South Atlantic Committee takes catch shares off the table

The South Atlantic Fishery Management Council’s Snapper Grouper Committee voted today to take catch shares off the table as a management option in Amendment 21. By a vote of 9-4, the Committee motion to remove catch shares as an option now goes before the full Council tomorrow, March 11, for final approval.

During public hearings on this and other South Atlantic issues in January and February 2011,  CCA presented the following remarks regarding the Comprehensive Catch Share Amendment (Amendment 21):

  • CCA is opposed to catch shares for recreational fisheries.

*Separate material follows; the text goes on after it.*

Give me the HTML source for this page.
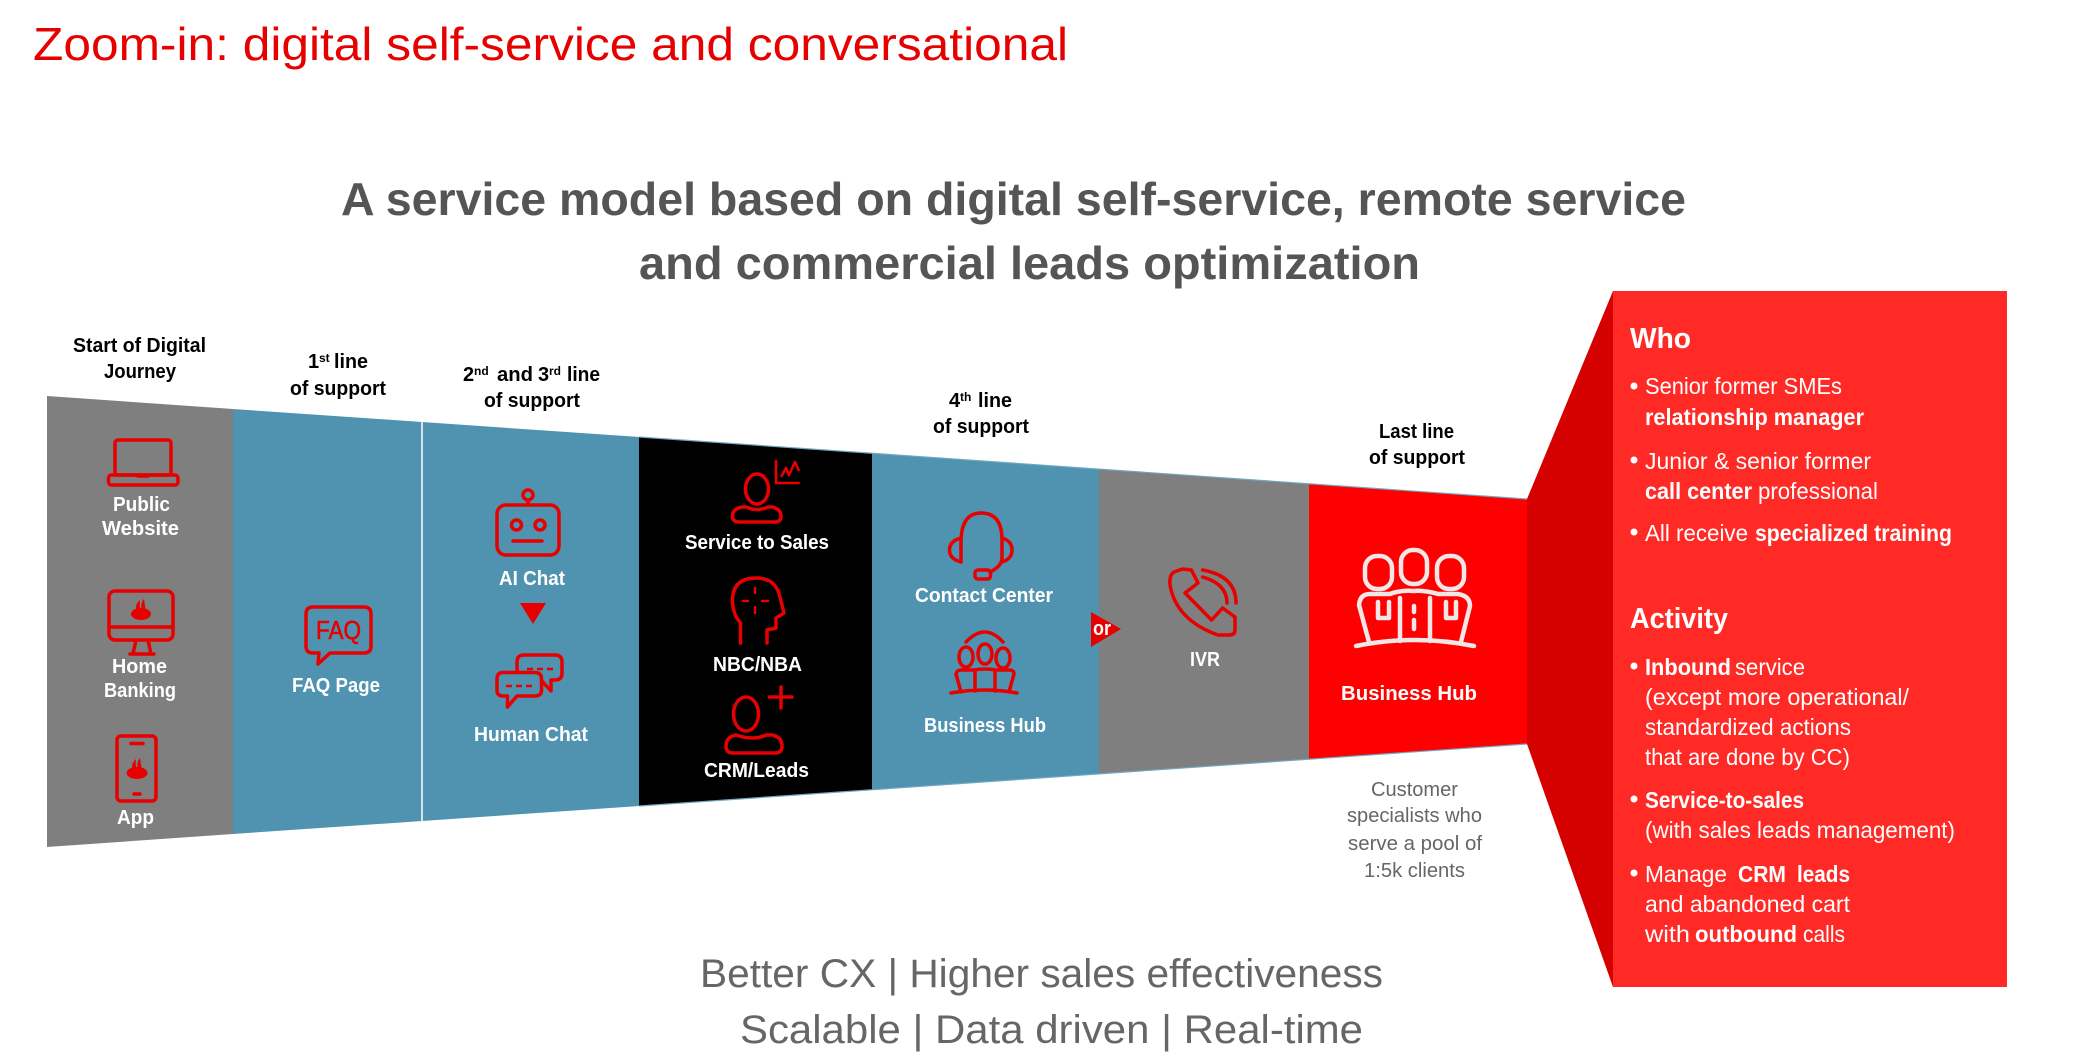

NOAA’s own Catch Share Policy states that catch shares are not an appropriate management option for recreational fisheries;
  • CCA acknowledges that catch shares may be a valid management tool in purely commercial, large-scale, industrial fisheries, such as those in the North Pacific and North Atlantic, to reduce overcapacity and address bycatch issues. However, there are no such fisheries in the South Atlantic;
  • CCA has grave reservations about the use of catch shares for the commercial sector in mixed-use (recreational and commercial) fisheries. Catch shares systems are not appropriate tools for the recreational sector in mixed-use fisheries;
  • Before the implementation of a catch share system for the commercial sector of a fishery, CCA wants managers to reallocate the fishery based on economic, social and conservation parameters as outlined in NOAA’s own Catch Share Policy;
  • After reallocation, the catch share system for the commercial sector should be designed so that commercial catch shares are available for transfer by states or other such entities to the recreational sector;
  • If a catch share system is installed for the commercial sector of a fishery, then the fishery should be scheduled for regular reevaluation, including reallocation;
  • The commercial participants in any catch share program should pay some form of ongoing resource rent to pay the expense of managing the catch share program and repay the public for the exclusive use of a common property natural resource.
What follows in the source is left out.